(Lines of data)

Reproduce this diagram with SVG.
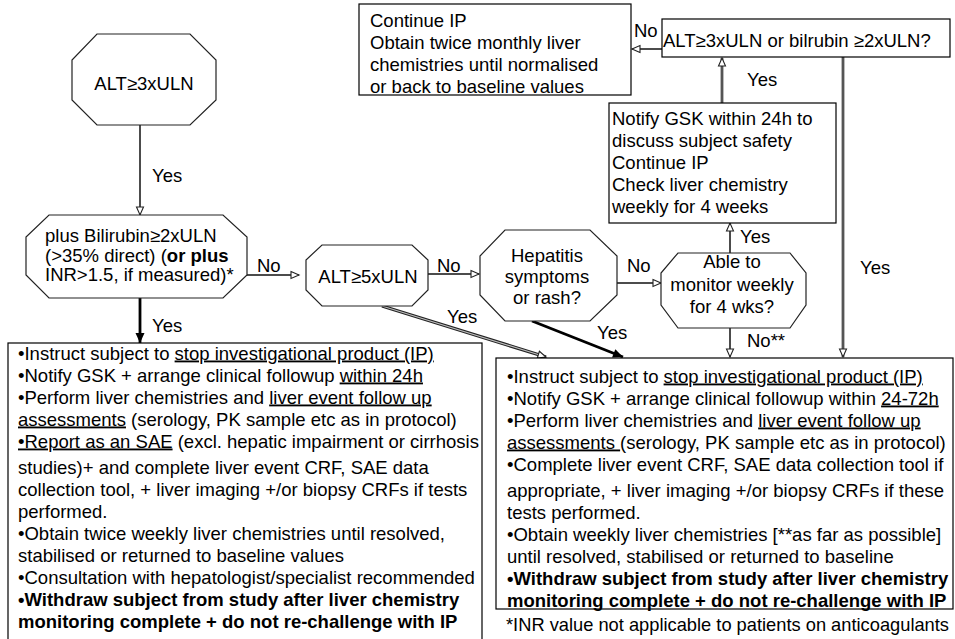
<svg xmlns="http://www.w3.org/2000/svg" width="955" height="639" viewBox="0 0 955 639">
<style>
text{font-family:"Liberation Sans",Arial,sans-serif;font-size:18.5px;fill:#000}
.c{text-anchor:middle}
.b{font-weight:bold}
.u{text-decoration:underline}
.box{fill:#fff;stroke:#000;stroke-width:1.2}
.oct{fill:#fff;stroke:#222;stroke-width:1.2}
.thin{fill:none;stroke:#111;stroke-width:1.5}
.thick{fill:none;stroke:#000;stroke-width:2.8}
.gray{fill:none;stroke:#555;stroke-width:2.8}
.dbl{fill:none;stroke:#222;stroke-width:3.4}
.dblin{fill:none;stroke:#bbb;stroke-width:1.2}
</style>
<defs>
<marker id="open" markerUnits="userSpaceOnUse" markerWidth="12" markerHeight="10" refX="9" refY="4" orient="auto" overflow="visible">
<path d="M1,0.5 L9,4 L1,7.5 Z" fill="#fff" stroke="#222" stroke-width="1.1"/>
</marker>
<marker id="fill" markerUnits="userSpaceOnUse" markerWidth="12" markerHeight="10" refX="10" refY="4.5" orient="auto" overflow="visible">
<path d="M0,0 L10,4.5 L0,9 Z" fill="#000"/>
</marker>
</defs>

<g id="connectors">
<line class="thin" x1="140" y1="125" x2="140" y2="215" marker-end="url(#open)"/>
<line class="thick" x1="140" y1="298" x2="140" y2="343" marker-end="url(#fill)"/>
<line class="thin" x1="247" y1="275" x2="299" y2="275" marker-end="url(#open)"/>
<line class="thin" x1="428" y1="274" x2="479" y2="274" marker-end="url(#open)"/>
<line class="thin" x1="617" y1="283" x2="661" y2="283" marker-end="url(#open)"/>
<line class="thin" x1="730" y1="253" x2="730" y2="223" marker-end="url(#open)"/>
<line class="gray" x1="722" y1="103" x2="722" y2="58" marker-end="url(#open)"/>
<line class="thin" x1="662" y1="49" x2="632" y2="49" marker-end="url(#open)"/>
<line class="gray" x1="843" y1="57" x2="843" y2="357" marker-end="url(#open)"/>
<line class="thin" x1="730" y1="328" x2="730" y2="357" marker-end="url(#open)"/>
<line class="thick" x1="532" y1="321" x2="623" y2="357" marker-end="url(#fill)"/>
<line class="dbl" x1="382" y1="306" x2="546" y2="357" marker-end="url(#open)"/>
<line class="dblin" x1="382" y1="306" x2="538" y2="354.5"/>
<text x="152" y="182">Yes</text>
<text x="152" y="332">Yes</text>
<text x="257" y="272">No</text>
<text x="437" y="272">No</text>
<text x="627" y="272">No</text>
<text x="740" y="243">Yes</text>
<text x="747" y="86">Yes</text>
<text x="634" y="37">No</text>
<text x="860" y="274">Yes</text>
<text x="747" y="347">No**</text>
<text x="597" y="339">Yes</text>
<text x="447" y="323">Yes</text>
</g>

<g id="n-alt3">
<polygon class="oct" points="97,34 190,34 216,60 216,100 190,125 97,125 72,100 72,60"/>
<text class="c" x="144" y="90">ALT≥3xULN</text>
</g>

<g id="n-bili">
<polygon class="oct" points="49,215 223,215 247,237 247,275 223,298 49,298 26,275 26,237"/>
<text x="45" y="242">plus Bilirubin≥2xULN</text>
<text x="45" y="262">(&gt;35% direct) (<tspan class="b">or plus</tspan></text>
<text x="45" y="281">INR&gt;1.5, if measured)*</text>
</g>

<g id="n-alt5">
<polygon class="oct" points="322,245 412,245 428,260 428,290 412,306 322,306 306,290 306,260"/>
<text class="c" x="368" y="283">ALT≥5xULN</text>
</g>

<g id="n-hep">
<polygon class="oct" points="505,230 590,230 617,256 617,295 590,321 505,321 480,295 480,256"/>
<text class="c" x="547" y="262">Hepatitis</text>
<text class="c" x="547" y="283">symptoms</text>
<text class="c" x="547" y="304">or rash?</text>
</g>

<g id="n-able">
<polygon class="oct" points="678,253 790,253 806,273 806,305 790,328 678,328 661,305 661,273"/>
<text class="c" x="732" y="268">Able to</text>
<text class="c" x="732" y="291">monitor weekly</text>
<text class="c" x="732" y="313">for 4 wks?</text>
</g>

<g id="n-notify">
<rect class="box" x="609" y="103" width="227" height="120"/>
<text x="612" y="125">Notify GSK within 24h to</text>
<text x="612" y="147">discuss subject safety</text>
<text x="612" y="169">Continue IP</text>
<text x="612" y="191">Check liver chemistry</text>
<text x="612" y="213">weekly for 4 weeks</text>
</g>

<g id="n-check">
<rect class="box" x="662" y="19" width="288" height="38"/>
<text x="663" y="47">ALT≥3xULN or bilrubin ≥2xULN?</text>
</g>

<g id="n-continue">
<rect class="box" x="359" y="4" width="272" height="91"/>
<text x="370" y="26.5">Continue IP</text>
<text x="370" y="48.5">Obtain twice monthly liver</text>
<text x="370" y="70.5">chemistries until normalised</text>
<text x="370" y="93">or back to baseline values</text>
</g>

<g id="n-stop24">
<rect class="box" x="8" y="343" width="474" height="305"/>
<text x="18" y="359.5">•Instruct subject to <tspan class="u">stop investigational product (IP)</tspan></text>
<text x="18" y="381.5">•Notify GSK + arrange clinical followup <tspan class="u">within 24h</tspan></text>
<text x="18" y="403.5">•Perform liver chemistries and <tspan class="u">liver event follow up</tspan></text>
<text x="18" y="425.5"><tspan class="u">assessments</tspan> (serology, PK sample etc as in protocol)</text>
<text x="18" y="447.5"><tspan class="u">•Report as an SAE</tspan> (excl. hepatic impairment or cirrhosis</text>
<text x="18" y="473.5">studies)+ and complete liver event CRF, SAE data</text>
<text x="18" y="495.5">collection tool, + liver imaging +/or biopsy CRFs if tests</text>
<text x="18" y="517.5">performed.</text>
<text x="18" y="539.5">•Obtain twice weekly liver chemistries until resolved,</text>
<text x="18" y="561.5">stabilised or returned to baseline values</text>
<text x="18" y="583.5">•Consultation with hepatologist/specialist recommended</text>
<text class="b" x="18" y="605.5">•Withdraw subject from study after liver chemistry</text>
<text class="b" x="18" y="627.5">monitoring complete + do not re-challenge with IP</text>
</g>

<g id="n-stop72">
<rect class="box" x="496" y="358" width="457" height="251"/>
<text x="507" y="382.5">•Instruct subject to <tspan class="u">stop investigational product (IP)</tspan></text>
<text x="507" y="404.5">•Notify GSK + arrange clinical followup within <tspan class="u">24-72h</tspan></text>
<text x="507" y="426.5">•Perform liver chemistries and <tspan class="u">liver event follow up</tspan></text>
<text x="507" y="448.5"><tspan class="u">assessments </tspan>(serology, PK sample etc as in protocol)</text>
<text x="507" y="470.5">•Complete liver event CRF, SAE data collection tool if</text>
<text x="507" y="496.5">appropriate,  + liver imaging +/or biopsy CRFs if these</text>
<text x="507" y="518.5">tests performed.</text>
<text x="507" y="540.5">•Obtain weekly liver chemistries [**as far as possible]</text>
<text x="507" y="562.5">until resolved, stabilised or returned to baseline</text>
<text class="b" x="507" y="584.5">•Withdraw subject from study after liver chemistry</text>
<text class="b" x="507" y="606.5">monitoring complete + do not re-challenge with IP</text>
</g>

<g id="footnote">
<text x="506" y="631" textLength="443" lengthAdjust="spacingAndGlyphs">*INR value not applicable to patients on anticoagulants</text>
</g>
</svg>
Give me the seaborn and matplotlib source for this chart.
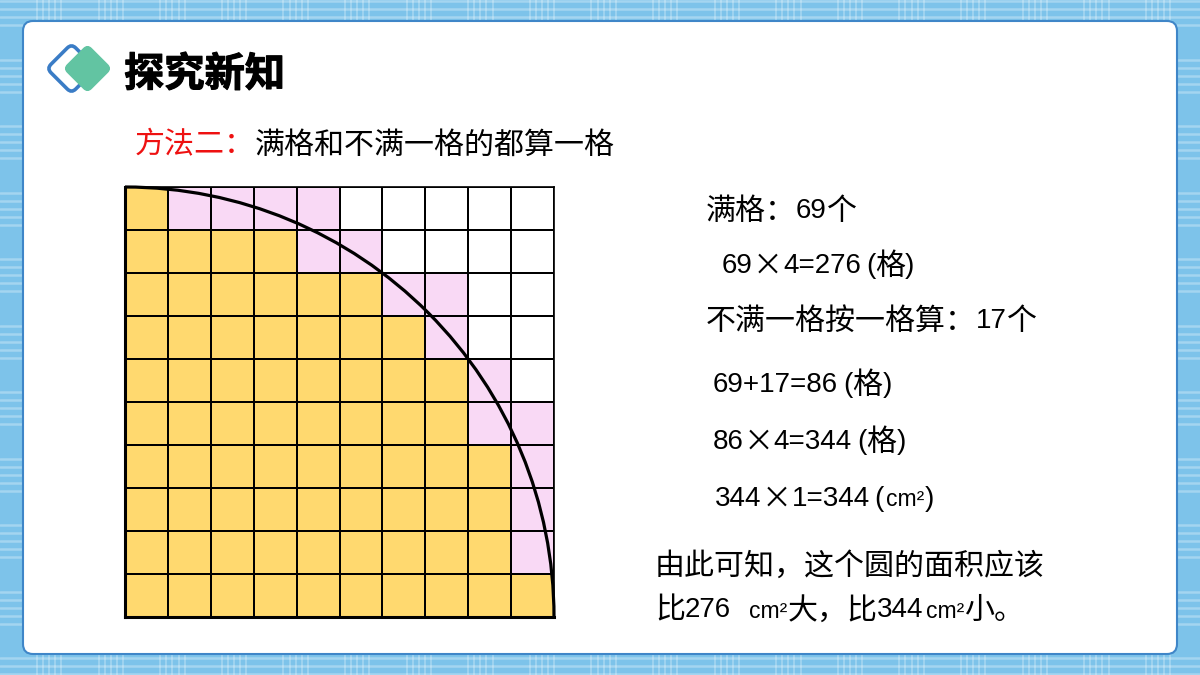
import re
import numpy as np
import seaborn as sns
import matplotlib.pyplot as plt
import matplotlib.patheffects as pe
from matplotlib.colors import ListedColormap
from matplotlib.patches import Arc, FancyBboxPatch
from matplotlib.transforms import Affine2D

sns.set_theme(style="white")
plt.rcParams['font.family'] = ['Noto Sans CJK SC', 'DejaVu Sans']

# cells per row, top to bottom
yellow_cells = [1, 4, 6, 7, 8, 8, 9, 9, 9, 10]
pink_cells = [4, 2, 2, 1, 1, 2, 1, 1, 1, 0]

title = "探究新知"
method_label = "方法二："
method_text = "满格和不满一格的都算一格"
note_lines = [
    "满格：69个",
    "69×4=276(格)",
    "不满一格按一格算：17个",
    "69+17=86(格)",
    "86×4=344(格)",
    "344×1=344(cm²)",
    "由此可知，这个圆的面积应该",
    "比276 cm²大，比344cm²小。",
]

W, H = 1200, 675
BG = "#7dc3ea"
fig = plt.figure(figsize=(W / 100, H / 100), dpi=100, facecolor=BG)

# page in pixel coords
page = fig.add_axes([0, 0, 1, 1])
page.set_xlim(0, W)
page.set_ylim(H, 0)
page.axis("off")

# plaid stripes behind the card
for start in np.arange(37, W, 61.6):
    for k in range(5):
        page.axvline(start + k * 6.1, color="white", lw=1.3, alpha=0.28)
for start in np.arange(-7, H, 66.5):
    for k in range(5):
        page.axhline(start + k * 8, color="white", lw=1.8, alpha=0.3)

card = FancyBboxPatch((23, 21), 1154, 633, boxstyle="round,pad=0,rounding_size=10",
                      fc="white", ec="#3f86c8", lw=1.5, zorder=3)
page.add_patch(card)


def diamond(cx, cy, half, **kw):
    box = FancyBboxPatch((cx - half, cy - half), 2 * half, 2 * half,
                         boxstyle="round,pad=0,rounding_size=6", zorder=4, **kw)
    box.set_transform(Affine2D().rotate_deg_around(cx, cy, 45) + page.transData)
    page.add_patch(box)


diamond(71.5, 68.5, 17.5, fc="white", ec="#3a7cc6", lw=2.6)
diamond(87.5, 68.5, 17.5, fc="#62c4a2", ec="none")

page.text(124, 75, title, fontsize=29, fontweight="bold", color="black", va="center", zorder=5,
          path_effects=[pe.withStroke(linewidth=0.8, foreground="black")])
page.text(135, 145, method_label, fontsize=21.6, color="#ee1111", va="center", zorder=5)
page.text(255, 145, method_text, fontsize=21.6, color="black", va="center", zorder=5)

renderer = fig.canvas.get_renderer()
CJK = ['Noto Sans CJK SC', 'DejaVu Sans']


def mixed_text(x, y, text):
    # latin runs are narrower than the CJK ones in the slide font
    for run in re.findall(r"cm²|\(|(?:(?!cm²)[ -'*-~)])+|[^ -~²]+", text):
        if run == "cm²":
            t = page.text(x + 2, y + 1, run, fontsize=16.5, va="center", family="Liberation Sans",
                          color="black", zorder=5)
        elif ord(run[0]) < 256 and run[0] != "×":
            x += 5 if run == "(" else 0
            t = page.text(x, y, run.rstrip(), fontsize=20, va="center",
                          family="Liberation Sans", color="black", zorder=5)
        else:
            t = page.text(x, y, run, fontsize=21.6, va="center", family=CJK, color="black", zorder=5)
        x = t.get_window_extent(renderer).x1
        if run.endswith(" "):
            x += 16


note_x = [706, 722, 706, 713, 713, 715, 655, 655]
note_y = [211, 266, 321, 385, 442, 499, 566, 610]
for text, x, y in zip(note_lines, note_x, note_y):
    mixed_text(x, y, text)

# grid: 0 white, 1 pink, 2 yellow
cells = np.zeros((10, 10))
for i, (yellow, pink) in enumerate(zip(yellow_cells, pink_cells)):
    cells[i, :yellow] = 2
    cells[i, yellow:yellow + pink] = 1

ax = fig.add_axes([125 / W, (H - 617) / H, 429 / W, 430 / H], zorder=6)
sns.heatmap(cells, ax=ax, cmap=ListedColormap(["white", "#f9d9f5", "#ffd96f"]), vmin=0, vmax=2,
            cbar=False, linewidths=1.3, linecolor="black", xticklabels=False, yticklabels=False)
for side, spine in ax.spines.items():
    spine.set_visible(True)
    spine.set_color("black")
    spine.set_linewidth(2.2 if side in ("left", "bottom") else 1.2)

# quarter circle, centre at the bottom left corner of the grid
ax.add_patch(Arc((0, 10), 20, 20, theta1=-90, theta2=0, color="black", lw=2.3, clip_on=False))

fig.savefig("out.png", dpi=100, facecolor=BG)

=== Short task ===
Leave the pictures out and print, exactly as written, every line from the one holding "Give me the" down to the one holding "CJK = ['Noto Sans CJK SC', 'DejaVu Sans']", both of those included.

=== Written reply ===
Give me the seaborn and matplotlib source for this chart.
import re
import numpy as np
import seaborn as sns
import matplotlib.pyplot as plt
import matplotlib.patheffects as pe
from matplotlib.colors import ListedColormap
from matplotlib.patches import Arc, FancyBboxPatch
from matplotlib.transforms import Affine2D

sns.set_theme(style="white")
plt.rcParams['font.family'] = ['Noto Sans CJK SC', 'DejaVu Sans']

# cells per row, top to bottom
yellow_cells = [1, 4, 6, 7, 8, 8, 9, 9, 9, 10]
pink_cells = [4, 2, 2, 1, 1, 2, 1, 1, 1, 0]

title = "探究新知"
method_label = "方法二："
method_text = "满格和不满一格的都算一格"
note_lines = [
    "满格：69个",
    "69×4=276(格)",
    "不满一格按一格算：17个",
    "69+17=86(格)",
    "86×4=344(格)",
    "344×1=344(cm²)",
    "由此可知，这个圆的面积应该",
    "比276 cm²大，比344cm²小。",
]

W, H = 1200, 675
BG = "#7dc3ea"
fig = plt.figure(figsize=(W / 100, H / 100), dpi=100, facecolor=BG)

# page in pixel coords
page = fig.add_axes([0, 0, 1, 1])
page.set_xlim(0, W)
page.set_ylim(H, 0)
page.axis("off")

# plaid stripes behind the card
for start in np.arange(37, W, 61.6):
    for k in range(5):
        page.axvline(start + k * 6.1, color="white", lw=1.3, alpha=0.28)
for start in np.arange(-7, H, 66.5):
    for k in range(5):
        page.axhline(start + k * 8, color="white", lw=1.8, alpha=0.3)

card = FancyBboxPatch((23, 21), 1154, 633, boxstyle="round,pad=0,rounding_size=10",
                      fc="white", ec="#3f86c8", lw=1.5, zorder=3)
page.add_patch(card)


def diamond(cx, cy, half, **kw):
    box = FancyBboxPatch((cx - half, cy - half), 2 * half, 2 * half,
                         boxstyle="round,pad=0,rounding_size=6", zorder=4, **kw)
    box.set_transform(Affine2D().rotate_deg_around(cx, cy, 45) + page.transData)
    page.add_patch(box)


diamond(71.5, 68.5, 17.5, fc="white", ec="#3a7cc6", lw=2.6)
diamond(87.5, 68.5, 17.5, fc="#62c4a2", ec="none")

page.text(124, 75, title, fontsize=29, fontweight="bold", color="black", va="center", zorder=5,
          path_effects=[pe.withStroke(linewidth=0.8, foreground="black")])
page.text(135, 145, method_label, fontsize=21.6, color="#ee1111", va="center", zorder=5)
page.text(255, 145, method_text, fontsize=21.6, color="black", va="center", zorder=5)

renderer = fig.canvas.get_renderer()
CJK = ['Noto Sans CJK SC', 'DejaVu Sans']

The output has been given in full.